SMRR: the renters’ rights organization pulling the ropes

Santa Monicans For Renters’ Rights (SMRR) has doubled as a renters’ rights organization and the leading voting slate in Santa Monica for the past 40 years. 

Art by Kayman Mangan 

In 1978, the growth of Hollywood’s film industry sparked the Los Angeles Real Estate Boom, skyrocketing rent in Santa Monica. In response, SMRR was formed by tenants, neighborhood groups and local political organizations. By 1979, they had won passage of the strongest rent control law in the country and elected two members to the Santa Monica City Council. With this immediate and notable success, SMRR gained a reputation as a tenants’ rights champion, which translated to political power in a city where two thirds of people rent. Now a political machine, they were quickly able to position themselves as the power block of Santa Monica politics; the SMRR voting block did not lose an election until 2020. 

To understand why SMRR lost in 2020, it is important to understand Santa Monica in the context of 2020. After years of increasing crime, homelessness and overspending, BLM protests— prompted by the death of George Floyd and Trayvon Martin, among others—led to 400 arrested and Santa Monica’s promenade looted and destroyed. While SMRR did not directly cause the chaos, the incident was a culmination of the discontent locals had come to have with Santa Monica government. This gave way to centrist Democrats like Phil Brock, Oscar De La Torre and Christine Parra to run as law and order politicians under the Change Slate and secure the first non-SMRR victory in four decades. 

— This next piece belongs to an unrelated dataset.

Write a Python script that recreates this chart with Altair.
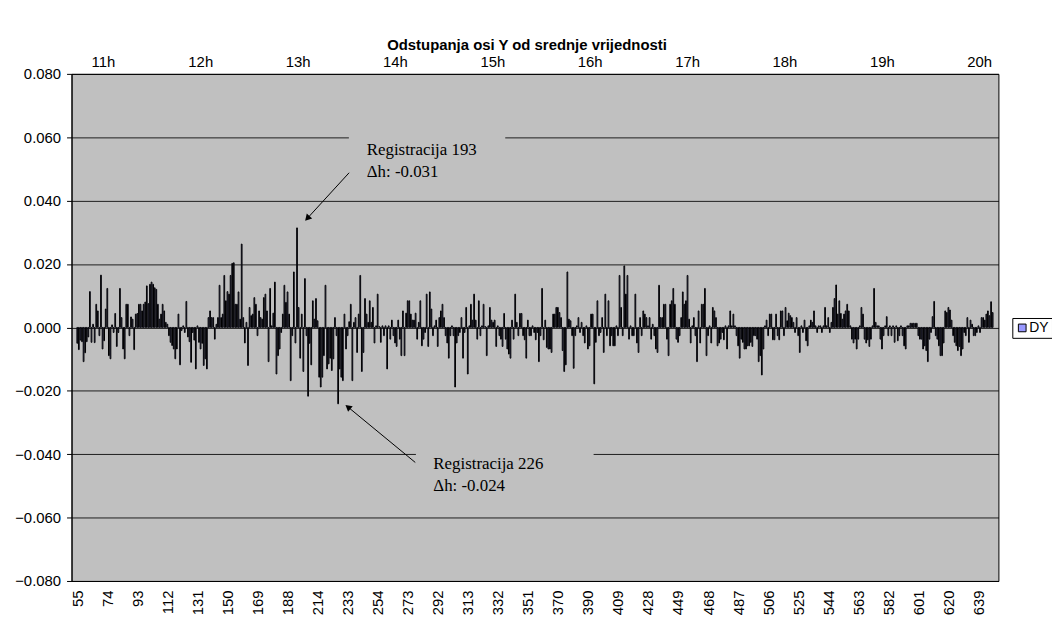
import altair as alt
import pandas as pd

# ---- DY deviations, left to right (one value per registration) ----
dy_a = [-0.0050, -0.0070, -0.0040, -0.0045, -0.0108, -0.0080, -0.0045, -0.0030, 0.0113, -0.0047,
        0.0010, -0.0048, 0.0073, 0.0052, -0.0026, 0.0165, -0.0068, -0.0042, 0.0058, 0.0123,
        -0.0089, -0.0099, 0.0008, -0.0016, 0.0044, -0.0060, -0.0016, 0.0123, 0.0031, -0.0068,
        -0.0099, 0.0073, 0.0073, -0.0026, 0.0033, 0.0026, -0.0070, 0.0042, 0.0044, 0.0073,
        0.0073, 0.0052, 0.0073, 0.0080, 0.0131, 0.0075, 0.0136, 0.0143, 0.0136, 0.0125,
        0.0120, 0.0073, 0.0026, 0.0042, 0.0073, 0.0052, 0.0016, 0.0010, -0.0026, -0.0047,
        -0.0057, -0.0068, -0.0099, -0.0068, 0.0042, -0.0118, -0.0010, 0.0005, -0.0016]
dy_b = [0.0082, -0.0030, -0.0045, -0.0110, -0.0016, -0.0040, -0.0131, 0.0005, -0.0047, -0.0068,
        -0.0050, -0.0120, -0.0099, -0.0131, 0.0031, 0.0052, 0.0031, 0.0031, -0.0037, 0.0010,
        0.0031, 0.0133, 0.0031, 0.0042, 0.0164, 0.0084, 0.0113, 0.0105, 0.0164, 0.0202,
        0.0204, 0.0073, 0.0073, 0.0112, 0.0026, 0.0263, 0.0031, -0.0049, 0.0016, -0.0120,
        0.0063, 0.0037, 0.0042, 0.0094, 0.0073, -0.0026, 0.0052, 0.0031, 0.0026, 0.0094,
        0.0105, 0.0052, -0.0108, 0.0123, 0.0005, 0.0045, 0.0143, -0.0147, -0.0089, -0.0068,
        -0.0016, 0.0042, 0.0133, 0.0079, 0.0112, 0.0042, -0.0168, -0.0026, 0.0175, -0.0049,
        0.0314, 0.0063, -0.0097, 0.0042, -0.0139]
dy_c = [0.0154, -0.0026, -0.0217, -0.0050, -0.0118, 0.0084, 0.0026, 0.0091, 0.0021, -0.0157,
        -0.0188, -0.0157, -0.0089, 0.0133, -0.0131, -0.0115, -0.0097, -0.0136, -0.0099, 0.0031,
        -0.0026, -0.0241, -0.0131, -0.0157, -0.0168, 0.0042, -0.0068, -0.0026, 0.0018, 0.0073,
        -0.0168, 0.0016, 0.0031, -0.0079, 0.0042, 0.0164, -0.0139, -0.0079, 0.0091, 0.0042,
        0.0016, 0.0084, 0.0016, 0.0063, -0.0049, 0.0005, 0.0105, 0.0003, -0.0047, 0.0005,
        -0.0026, 0.0005, -0.0131, 0.0005, -0.0037, 0.0023, -0.0026, -0.0049, -0.0060, 0.0023,
        -0.0037, -0.0089, 0.0052, -0.0089, 0.0045, 0.0084, 0.0084, 0.0042, 0.0023, 0.0023,
        0.0045, -0.0037, 0.0016]
dy_d = [0.0084, -0.0058, -0.0037, -0.0016, 0.0105, -0.0060, 0.0112, 0.0058, -0.0026, 0.0005,
        0.0023, -0.0060, 0.0031, 0.0052, 0.0073, 0.0031, -0.0026, -0.0049, -0.0097, -0.0026,
        0.0005, -0.0026, -0.0188, -0.0049, -0.0026, -0.0016, 0.0031, -0.0097, -0.0016, 0.0063,
        -0.0147, 0.0005, 0.0073, 0.0023, 0.0105, 0.0023, -0.0037, 0.0084, -0.0026, 0.0005,
        0.0073, 0.0003, -0.0089, 0.0005, 0.0063, 0.0023, 0.0016, 0.0023, -0.0060, 0.0005,
        -0.0026, -0.0037, -0.0060, 0.0044, -0.0037, -0.0068, -0.0084, -0.0097, 0.0023, -0.0037,
        0.0105, 0.0016, -0.0026, 0.0044, 0.0044, -0.0026, -0.0039, -0.0097, 0.0023, -0.0026,
        -0.0026, 0.0005, -0.0016]
dy_e = [-0.0039, -0.0016, -0.0108, -0.0026, 0.0123, -0.0039, 0.0023, -0.0063, -0.0068, -0.0068,
        -0.0079, 0.0042, 0.0042, 0.0063, 0.0063, 0.0047, 0.0031, -0.0073, -0.0139, -0.0118,
        0.0175, 0.0026, 0.0021, -0.0026, -0.0129, -0.0026, 0.0005, 0.0031, -0.0016, 0.0016,
        -0.0026, -0.0049, 0.0005, -0.0068, -0.0058, 0.0042, 0.0042, -0.0178, -0.0047, 0.0084,
        -0.0026, -0.0016, 0.0031, -0.0079, 0.0105, -0.0026, 0.0084, -0.0058, -0.0026, -0.0058,
        -0.0058, 0.0005, -0.0026, 0.0164, 0.0063, -0.0026, 0.0194, 0.0105, 0.0164, -0.0037,
        0.0005, -0.0026, -0.0026, 0.0105, -0.0049, -0.0079, 0.0031, -0.0026, 0.0052, 0.0042,
        0.0031, 0.0005, 0.0031]
dy_f = [-0.0037, 0.0010, -0.0026, -0.0068, -0.0079, 0.0133, 0.0031, 0.0031, 0.0073, 0.0073,
        -0.0037, -0.0089, 0.0073, 0.0084, 0.0123, 0.0073, -0.0037, -0.0047, -0.0026, 0.0031,
        0.0112, 0.0073, 0.0084, 0.0164, 0.0026, -0.0049, 0.0005, 0.0031, -0.0026, -0.0108,
        0.0052, -0.0049, 0.0073, 0.0073, 0.0123, -0.0089, -0.0026, 0.0005, -0.0049, 0.0063,
        0.0052, 0.0031, -0.0058, -0.0049, -0.0037, -0.0016, -0.0039, 0.0005, -0.0068, 0.0005,
        0.0052, 0.0005, 0.0042, 0.0005, -0.0026, -0.0058, -0.0097, -0.0037, -0.0047, -0.0068,
        -0.0068, -0.0058, -0.0058, -0.0047, -0.0060, -0.0026, -0.0026, -0.0037, -0.0108, -0.0089,
        -0.0150, -0.0068, 0.0005, 0.0023]
dy_g = [-0.0026, 0.0042, 0.0042, -0.0039, -0.0039, 0.0042, -0.0026, -0.0039, 0.0052, 0.0052,
        -0.0026, 0.0063, 0.0021, 0.0045, 0.0037, 0.0031, 0.0016, -0.0016, 0.0031, -0.0026,
        -0.0079, 0.0005, -0.0016, 0.0023, -0.0042, -0.0058, 0.0005, 0.0023, 0.0016, 0.0052,
        0.0005, -0.0016, 0.0005, 0.0005, -0.0016, 0.0005, 0.0063, 0.0005, 0.0031, -0.0016,
        0.0016, 0.0063, 0.0091, 0.0134, 0.0042, 0.0084, 0.0044, 0.0026, 0.0042, 0.0052,
        0.0073, 0.0052, 0.0005, -0.0037, -0.0049, -0.0037, -0.0068, -0.0037, 0.0005, 0.0063,
        0.0042, -0.0037, -0.0049, -0.0039, -0.0060, -0.0037, 0.0005, 0.0123, 0.0016, 0.0005,
        0.0005, -0.0037]
dy_h = [-0.0068, -0.0026, 0.0005, 0.0034, -0.0026, 0.0005, -0.0026, 0.0005, -0.0047, 0.0005,
        -0.0042, -0.0026, 0.0005, -0.0026, -0.0058, -0.0068, 0.0005, 0.0005, 0.0013, 0.0013,
        0.0013, 0.0013, 0.0013, -0.0026, -0.0037, -0.0037, -0.0068, -0.0058, -0.0073, -0.0108,
        -0.0037, -0.0016, 0.0034, 0.0082, -0.0026, -0.0037, -0.0058, -0.0089, -0.0089, -0.0049,
        0.0052, 0.0047, 0.0063, 0.0055, 0.0023, -0.0026, -0.0047, -0.0058, -0.0073, -0.0060,
        -0.0089, -0.0068, -0.0016, -0.0026, 0.0031, -0.0047, 0.0023, 0.0010, -0.0026, -0.0026,
        -0.0016, 0.0005, -0.0016, 0.0031, 0.0031, 0.0023, 0.0042, 0.0052, 0.0037, 0.0081,
        0.0047]
dy = dy_a + dy_b + dy_c + dy_d + dy_e + dy_f + dy_g + dy_h
n = len(dy)

# ---- axis texts ----
reg_labels = ["55", "74", "93", "112", "131", "150", "169", "188", "214", "233", "254",
              "273", "292", "313", "332", "351", "370", "390", "409", "428", "449", "468",
              "487", "506", "525", "544", "563", "582", "601", "620", "639"]
label_step = 19
hours = [11, 12, 13, 14, 15, 16, 17, 18, 19, 20]
hour_domain = [10.678, 20.197]
y_ticks = [-0.08, -0.06, -0.04, -0.02, 0.0, 0.02, 0.04, 0.06, 0.08]

# ---- annotations (data units: registration index, DY value) ----
note_text = ["Registracija 193\nΔh: -0.031", "Registracija 226\nΔh: -0.024"]
note_idx = [183.1, 225.2]
note_val = [0.0543, -0.0447]
box_idx = [171.8, 214.2]
box_idx2 = [270.7, 326.6]
box_val = [0.046, -0.0531]
box_val2 = [0.0625, -0.0375]
arrow_idx = [171.95, 213.8]
arrow_val = [0.0488, -0.0426]
head_idx = [145.5, 171.2]
head_val = [0.0344, -0.0251]
head_angle = [222.8, 309.1]

FONT = "Liberation Sans"
SERIF = "Liberation Serif"

df = pd.DataFrame({"idx": list(range(n)), "DY": dy, "series": ["DY"] * n})
notes = pd.DataFrame({"idx": note_idx, "DY": note_val, "txt": note_text})
boxes = pd.DataFrame({"idx": box_idx, "idx2": box_idx2, "DY": box_val, "DY2": box_val2})
arrows = pd.DataFrame({"idx": arrow_idx, "DY": arrow_val, "idx2": head_idx, "DY2": head_val})
heads = pd.DataFrame({"idx": head_idx, "DY": head_val, "ang": head_angle})
hdf = pd.DataFrame({"hour": hours})

xs = alt.Scale(domain=[-0.5, n - 0.5], nice=False, zero=False)
ys = alt.Scale(domain=[-0.08, 0.08], nice=False, zero=False)

label_expr = "[" + ",".join("'%s'" % s for s in reg_labels) + "][round(datum.value/%d)]" % label_step

x_enc = alt.X("idx:Q", scale=xs, axis=alt.Axis(
    values=[i * label_step for i in range(len(reg_labels))], labelExpr=label_expr,
    labelAngle=-90, labelFontSize=15, labelFont=FONT, labelColor="black",
    ticks=False, grid=False, title=None, labelPadding=9, domainColor="black",
    labelOverlap=False, labelBound=False, labelFlush=False))
y_enc = alt.Y("DY:Q", scale=ys, axis=alt.Axis(
    values=y_ticks, format=".3f", grid=True, gridColor="black", gridOpacity=0.85,
    title=None, labelFontSize=15, labelFont=FONT, labelColor="black",
    tickSize=5, tickColor="black", domainColor="black", labelPadding=6,
    labelFlush=False, labelBound=False))

bars = alt.Chart(df).mark_bar(orient="vertical", size=0.75, stroke="black", strokeWidth=1).encode(
    x=x_enc, y=y_enc,
    color=alt.Color("series:N", scale=alt.Scale(domain=["DY"], range=["#9999FF"]),
                    legend=alt.Legend(title=None, orient="none", legendX=948, legendY=246,
                                      symbolType="square", symbolSize=60,
                                      symbolStrokeColor="black", symbolStrokeWidth=1,
                                      symbolFillColor="#9999FF",
                                      labelFontSize=14, labelFont=FONT, labelColor="black",
                                      strokeColor="black", fillColor="white", padding=3,
                                      labelOffset=0)),
)

box_layer = alt.Chart(boxes).mark_rect(color="#C0C0C0").encode(
    x=x_enc, x2="idx2:Q", y=y_enc, y2="DY2:Q")

note_layer = alt.Chart(notes).mark_text(
    align="left", baseline="alphabetic", font=SERIF, fontSize=17, lineHeight=21.7,
    lineBreak="\n", color="black").encode(x=x_enc, y=y_enc, text="txt:N")

arrow_lines = alt.Chart(arrows).mark_rule(color="black", strokeWidth=1).encode(
    x=x_enc, x2="idx2:Q", y=y_enc, y2="DY2:Q")

arrow_heads = alt.Chart(heads).mark_point(shape="triangle-up", filled=True, color="black",
                                          size=55, opacity=1).encode(
    x=x_enc, y=y_enc, angle=alt.Angle("ang:Q", scale=None))

main = alt.layer(bars, box_layer, note_layer, arrow_lines, arrow_heads)

hour_layer = alt.Chart(hdf).mark_tick(opacity=0).encode(
    x=alt.X("hour:Q", scale=alt.Scale(domain=hour_domain, nice=False, zero=False),
            axis=alt.Axis(orient="top", values=hours, labelExpr="datum.value + 'h'",
                          ticks=False, domain=False, grid=False, title=None,
                          labelFontSize=15, labelFont=FONT, labelColor="black",
                          labelPadding=4, labelFlush=False, labelBound=False)))

chart = alt.layer(main, hour_layer).resolve_scale(x="independent").properties(
    width=934, height=511,
    padding={"left": 64, "top": 64, "right": 54, "bottom": 44},
    autosize=alt.AutoSizeParams(type="none"),
    title=alt.TitleParams("Odstupanja osi Y od srednje vrijednosti", font=FONT, fontSize=15,
                          fontWeight="bold", color="black", anchor="middle", dx=-8, offset=2),
).configure_view(fill="#C0C0C0", stroke="black", strokeWidth=1)

chart.save("out.html", embed_options={"renderer": "svg", "actions": False})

So what now? Since 2020, Brock has been appointed mayor and Lana Negrette, a non-SMRR, Brock-endorsed politician won a seat on city council and was selected as mayor pro tem, establishing a true majority for the Change Slate. The non-SMRR majority has been unsuccessful in their hopes to stop over-development, homelessness and crime. To make matters worse, Parra is not seeking reelection, citing family issues. 

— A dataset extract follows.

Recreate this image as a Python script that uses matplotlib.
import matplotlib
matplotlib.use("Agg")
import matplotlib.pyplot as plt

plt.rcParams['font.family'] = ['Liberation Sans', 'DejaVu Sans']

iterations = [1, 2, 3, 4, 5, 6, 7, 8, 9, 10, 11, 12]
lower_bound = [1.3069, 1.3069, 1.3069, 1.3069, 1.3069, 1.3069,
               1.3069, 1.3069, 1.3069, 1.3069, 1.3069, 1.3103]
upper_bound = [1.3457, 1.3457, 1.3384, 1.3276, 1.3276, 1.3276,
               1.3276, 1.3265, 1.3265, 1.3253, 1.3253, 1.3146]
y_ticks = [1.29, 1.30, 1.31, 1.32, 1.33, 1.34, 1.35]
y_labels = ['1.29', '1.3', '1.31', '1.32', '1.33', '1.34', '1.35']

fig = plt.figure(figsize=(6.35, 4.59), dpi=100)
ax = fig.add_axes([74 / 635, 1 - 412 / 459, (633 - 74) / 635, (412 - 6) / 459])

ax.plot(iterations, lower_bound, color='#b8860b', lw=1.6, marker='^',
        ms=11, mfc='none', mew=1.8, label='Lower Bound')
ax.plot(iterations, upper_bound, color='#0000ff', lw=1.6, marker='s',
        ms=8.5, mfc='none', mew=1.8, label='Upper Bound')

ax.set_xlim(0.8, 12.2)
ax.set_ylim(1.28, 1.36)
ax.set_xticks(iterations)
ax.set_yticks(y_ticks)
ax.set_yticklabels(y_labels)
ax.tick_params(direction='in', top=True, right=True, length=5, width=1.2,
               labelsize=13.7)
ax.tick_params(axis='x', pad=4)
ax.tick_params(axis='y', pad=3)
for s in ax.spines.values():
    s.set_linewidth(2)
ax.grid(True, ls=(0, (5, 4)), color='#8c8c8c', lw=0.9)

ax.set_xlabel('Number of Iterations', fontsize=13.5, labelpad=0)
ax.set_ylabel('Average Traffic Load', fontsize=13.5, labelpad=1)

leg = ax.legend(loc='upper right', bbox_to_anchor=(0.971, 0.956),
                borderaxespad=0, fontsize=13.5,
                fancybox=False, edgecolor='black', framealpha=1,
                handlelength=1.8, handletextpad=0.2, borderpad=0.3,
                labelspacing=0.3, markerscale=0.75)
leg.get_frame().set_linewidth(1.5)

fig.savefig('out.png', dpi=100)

This year, with four of the seven city council seats up for reelection, SMRR has a chance to regain the majority. A reason the renters rights group has been able to consolidate power and now possess an ability to regain power is because they are an established slate with employees and a farm team (a group of potential candidates to choose from each election cycle). Ellis Raskin, for example, is on the Steering Committee of SMRR as well as an endorsed candidate for city council. 

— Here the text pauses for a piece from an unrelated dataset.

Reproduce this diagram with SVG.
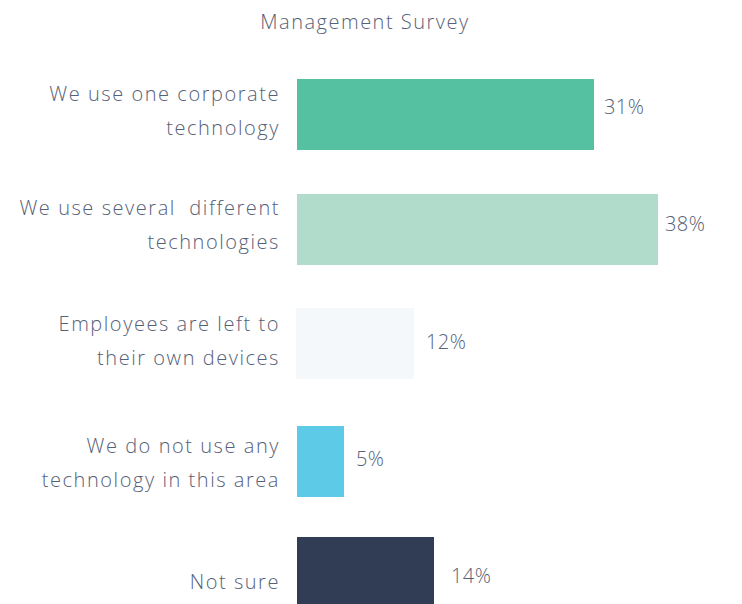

The SMRR endorsement process starts with a candidate filling out an extensive questionnaire and attending a Zoom interview where they are asked questions by the Steering Committee and participating SMRR general members. These are used to gauge if candidates align with the slate’s ideologies about rent control, education and urban development, among other policies. Candidates’ filled out questionnaires and interviews are posted to the SMRR website where members can study them before voting for candidates at the annual membership convention. By vote of the membership at this meeting, candidates for city council, rent control board, school board and college board are endorsed by SMRR. Frank Gruber, SMRR member and journalist, attended the convention. 

“At the SMRR convention on [June 22, 2024], everything came together. The SMRR leadership, still dominated by Baby Boomers, finally recognized the generational change happening in the city’s politics,” Gruber said.

This year SMRR made 12 endorsements. Four of which—Ellis Raskin, Dan Hall, Barry Snell and Natalya Zernitskaya—are candidates for city council. SMRR made three endorsements for Santa Monica-Malibu Unified School District Board of Education in Jennifer Smith, Jon Kean and Maria Leon-Vazquez. The renters’ rights organization gave three endorsements for Santa Monica College Board of Trustees as well: Anastasia Foster, Margaret Quiñones-Perez and Rob Rader. The SMRR endorsements for Rent Control Board are Kay Ambriz and Philis Dudick.